Our hope is not to be found in our own righteousness (for the Bible says that they are nothing but “filthy rags”), but in the perfect righteousness of Jesus Christ. His is the only righteousness that is sufficient, so I say a hearty, “Amen,” to the words of J. Gresham Machen, “I’m so thankful for the active obedience of Christ. No hope without it.

The Westminster Shorter Catechism: Question Three.

Q. 3. What do the Scriptures principally teach?
A. The Scriptures principally teach, what man is to believe concerning God, and what duty God requires of man.

The Bible was never meant to teach us everything. It doesn’t teach us when Winston Churchill was the Prime Minister of Great Britain, it doesn’t teach us that light moves at the speed of 186,000 miles a second, it doesn’t teach us about the principles of electricity, or the fact that a country can not borrow its way out of a financial recession. However, the Bible does teach us everything that we need to know about life and godliness. Moreover, Question #3 of the Catechism tells us that the Bible principally teaches us two truths that are the foundation of our knowledge of everything else: (1) What man is to believe concerning God, and (2) what duty God requires of man.

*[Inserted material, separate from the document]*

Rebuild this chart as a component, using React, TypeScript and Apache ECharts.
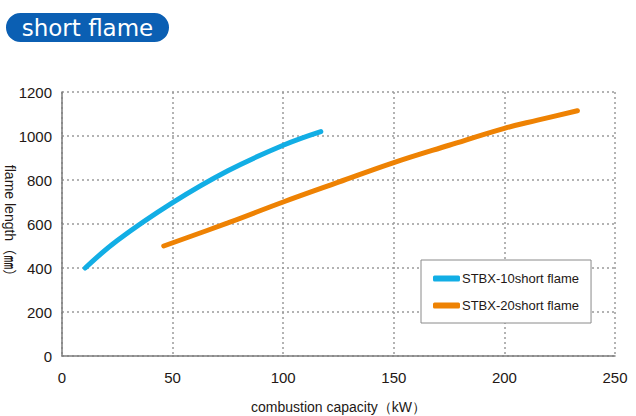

G. I. Williamson explains in his The Westminster Shorter Catechism for Study Classes that “this Catechism question introduces the basic outline of the rest of the Catechism. For in Question 4-38 we have a summary of what the Bible teaches us to believe concerning God. And in Questions 39-107 (the law, the means of grace, and prayer) we have a summary of the duty which God requires of man.” (p. 13)

Thus, the Bible teaches us who God is, what are His attributes, how He relates to His creation, how He has chosen to reveal Himself to man, along with who man is, how has sin effected his standing with God, and what is his ultimate end through Christ, and what would be his ultimate end apart from Christ. It is paramount that we believe what the Bible says since it “is breathed out by God and profitable for teaching, for reproof, for correction, and for training in righteousness, that the man of God may be competent, equipped for every good work.” (2 Timothy 3:16-17)

The Scriptures also teach us about how we should live. Since God “formed [our] inward parts;” and “knitted us together” in our mother’s wombs, He has the authority to determine how we should live. (Psa. 139) Thus, the Bible tells us in Deuteronomy 10:12-13:And now, Israel, what doth the LORD thy God require of thee, but to fear the LORD thy God, to walk in all his ways, and to love him, and to serve the LORD thy God with all thy heart and with all thy soul, To keep the commandments of the LORD, and his statutes, which I command thee this day for thy good?” If we desire to know right from wrong, and sin from righteousness, we must look not to our culture, not to our government, and not even to our own inklings, but to the Scriptures that God has so graciously given to us.

Yes, the Bible may not tell us which car to buy, or when to put our house on the market, but it does tell us what to believe, and what our Creator requires of us.